LETTERS – Prioritise the ageing population

The National Pensioners’ Convention (NPC) is calling on our newly elected government to urgently prioritise a strategy for the UK’s rapidly ageing population.
A fifth of people in the UK are now over 65 and within two decades that will rise to one in four, or a quarter of the entire country.
But while more of us are living longer, our healthy life expectancy is plummeting, exacerbated by our struggling health and care services.
And more of us, 2.1 million to date, are living in poverty.
Despite their welcome pre-election promises to protect the triple lock on state pension increases, and to start to establish a desperately needed National Health Care Service, the NPC is concerned that the problems of the older population are not high on their priorities.
The secretary of the NPC Jan Shortt said: “Older people were largely invisible in the pre-election debates on the party manifestos.

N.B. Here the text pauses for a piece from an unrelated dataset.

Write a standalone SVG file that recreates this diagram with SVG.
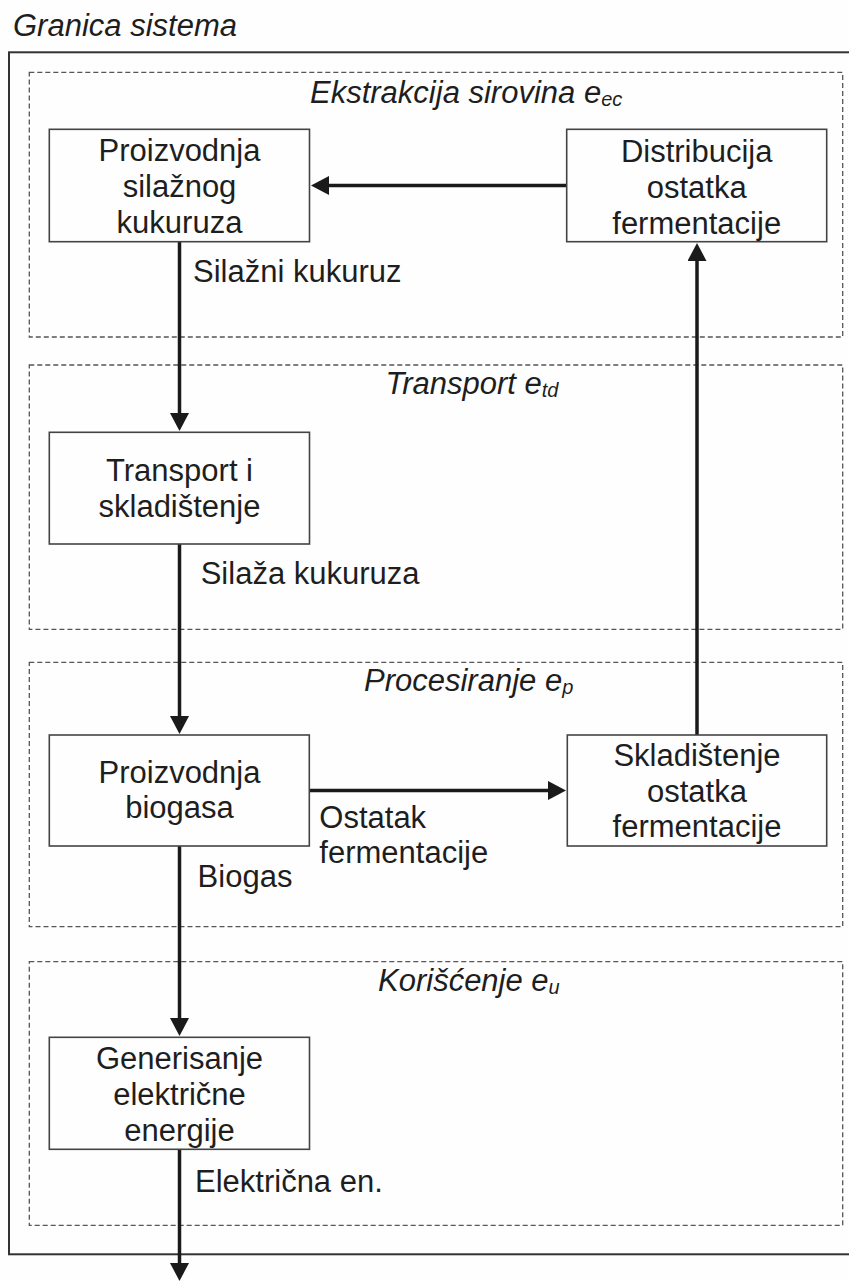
<svg xmlns="http://www.w3.org/2000/svg" width="849" height="1281" viewBox="0 0 849 1281">
  <style>
    .bg { fill: #fefefe; }
    .boundary { fill: none; stroke: #333; stroke-width: 2; }
    .phase { fill: none; stroke: #555; stroke-width: 1.3; stroke-dasharray: 5 3; }
    .box { fill: #fefefe; stroke: #444; stroke-width: 1.6; }
    .flow { fill: none; stroke: #1a1a1a; stroke-width: 3.5; }
    text { font-family: "Liberation Sans", Arial, sans-serif; font-size: 31px; fill: #1e1e1e; }
    .node-text { text-anchor: middle; }
    .phase-title { font-style: italic; }
    .sub { font-size: 20px; }
  </style>
  <defs>
    <marker id="arrow" markerUnits="userSpaceOnUse" markerWidth="19" markerHeight="19"
            viewBox="0 0 19 19" refX="1" refY="9.5" orient="auto">
      <path d="M0,0 L18,9.5 L0,19 Z" fill="#1a1a1a"/>
    </marker>
  </defs>

  <rect class="bg" x="0" y="0" width="849" height="1281"/>

  <!-- system boundary -->
  <g id="system-boundary">
    <text class="phase-title" x="13" y="36">Granica sistema</text>
    <rect class="boundary" x="9" y="52.3" width="860" height="1202"/>
  </g>

  <!-- life-cycle phases -->
  <g id="phase-extraction">
    <rect class="phase" x="29.3" y="72.3" width="813.4" height="264.7"/>
    <text class="phase-title" x="310" y="103">Ekstrakcija sirovina e<tspan class="sub" dy="3">ec</tspan></text>
  </g>
  <g id="phase-transport">
    <rect class="phase" x="29.3" y="365" width="813.4" height="264.3"/>
    <text class="phase-title" x="385.5" y="394">Transport e<tspan class="sub" dy="3">td</tspan></text>
  </g>
  <g id="phase-processing">
    <rect class="phase" x="29.3" y="662.3" width="813.4" height="264.4"/>
    <text class="phase-title" x="364" y="691">Procesiranje e<tspan class="sub" dy="3">p</tspan></text>
  </g>
  <g id="phase-use">
    <rect class="phase" x="29.3" y="961.7" width="813.4" height="263.6"/>
    <text class="phase-title" x="378" y="991">Korišćenje e<tspan class="sub" dy="3">u</tspan></text>
  </g>

  <!-- connectors -->
  <g id="connectors">
    <line class="flow" x1="566.7" y1="185.5" x2="328" y2="185.5" marker-end="url(#arrow)"/>
    <line class="flow" x1="179.5" y1="241.7" x2="179.5" y2="414" marker-end="url(#arrow)"/>
    <line class="flow" x1="179.5" y1="544" x2="179.5" y2="717" marker-end="url(#arrow)"/>
    <line class="flow" x1="309.3" y1="790.5" x2="549" y2="790.5" marker-end="url(#arrow)"/>
    <line class="flow" x1="697" y1="735" x2="697" y2="260" marker-end="url(#arrow)"/>
    <line class="flow" x1="179.5" y1="846" x2="179.5" y2="1019" marker-end="url(#arrow)"/>
    <line class="flow" x1="179.5" y1="1149.3" x2="179.5" y2="1264" marker-end="url(#arrow)"/>
    <text x="193" y="282">Silažni kukuruz</text>
    <text x="200.7" y="584">Silaža kukuruza</text>
    <text x="319.3" y="827.7">Ostatak</text>
    <text x="319.3" y="863.3">fermentacije</text>
    <text x="197.6" y="886.7">Biogas</text>
    <text x="195" y="1192.3">Električna en.</text>
  </g>

  <!-- process nodes -->
  <g id="node-corn-production">
    <rect class="box" x="49.3" y="129.3" width="260.2" height="112.4"/>
    <text class="node-text" x="179.5" y="161"><tspan x="179.5">Proizvodnja</tspan><tspan x="179.5" dy="36">silažnog</tspan><tspan x="179.5" dy="36">kukuruza</tspan></text>
  </g>
  <g id="node-digestate-distribution">
    <rect class="box" x="566.7" y="129.3" width="260" height="112.4"/>
    <text class="node-text" x="696.7" y="161.5"><tspan x="696.7">Distribucija</tspan><tspan x="696.7" dy="36">ostatka</tspan><tspan x="696.7" dy="36">fermentacije</tspan></text>
  </g>
  <g id="node-transport-storage">
    <rect class="box" x="49.3" y="432.3" width="260.2" height="111.7"/>
    <text class="node-text" x="179.5" y="480.7"><tspan x="179.5">Transport i</tspan><tspan x="179.5" dy="36">skladištenje</tspan></text>
  </g>
  <g id="node-biogas-production">
    <rect class="box" x="49.3" y="735" width="260" height="111"/>
    <text class="node-text" x="179.5" y="782.7"><tspan x="179.5">Proizvodnja</tspan><tspan x="179.5" dy="35.6">biogasa</tspan></text>
  </g>
  <g id="node-digestate-storage">
    <rect class="box" x="567.3" y="735" width="259.4" height="111"/>
    <text class="node-text" x="697" y="766"><tspan x="697">Skladištenje</tspan><tspan x="697" dy="35.5">ostatka</tspan><tspan x="697" dy="35.5">fermentacije</tspan></text>
  </g>
  <g id="node-power-generation">
    <rect class="box" x="49.3" y="1037.3" width="260.2" height="112"/>
    <text class="node-text" x="179.5" y="1069"><tspan x="179.5">Generisanje</tspan><tspan x="179.5" dy="36">električne</tspan><tspan x="179.5" dy="35.5">energije</tspan></text>
  </g>
</svg>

“So, the NPC will be looking carefully at how the new government engages with older people on their promises and whether they are open to working on a 360-degree strategy for ageing well, particularly through an independent Commissioner for Older People and Ageing in England, as they have in Wales, and Northern Ireland.
“We hope to be able to work with the new government on this issue, and many others, including free social care for the one in five of us, 13 million, now over 65 who are increasingly living in poor health.
“Over and above all this is the issue of the push to digital across all areas of our lives, from banking to the NHS, and travel to shopping, this is leaving our ageing population dangerously behind.”
Even maintaining the triple lock, while this is welcome, is not going to be enough to help the millions of older people who are going to increasingly require complex health and social care provision in future.
I hope the new government considers this when they look at the care needs of the one in four of us, a quarter of the population, who will be 65 within two decades.
The recent election results mean we have a real chance for change, but change won’t happen with this election alone, it will come in the coming days, weeks and years.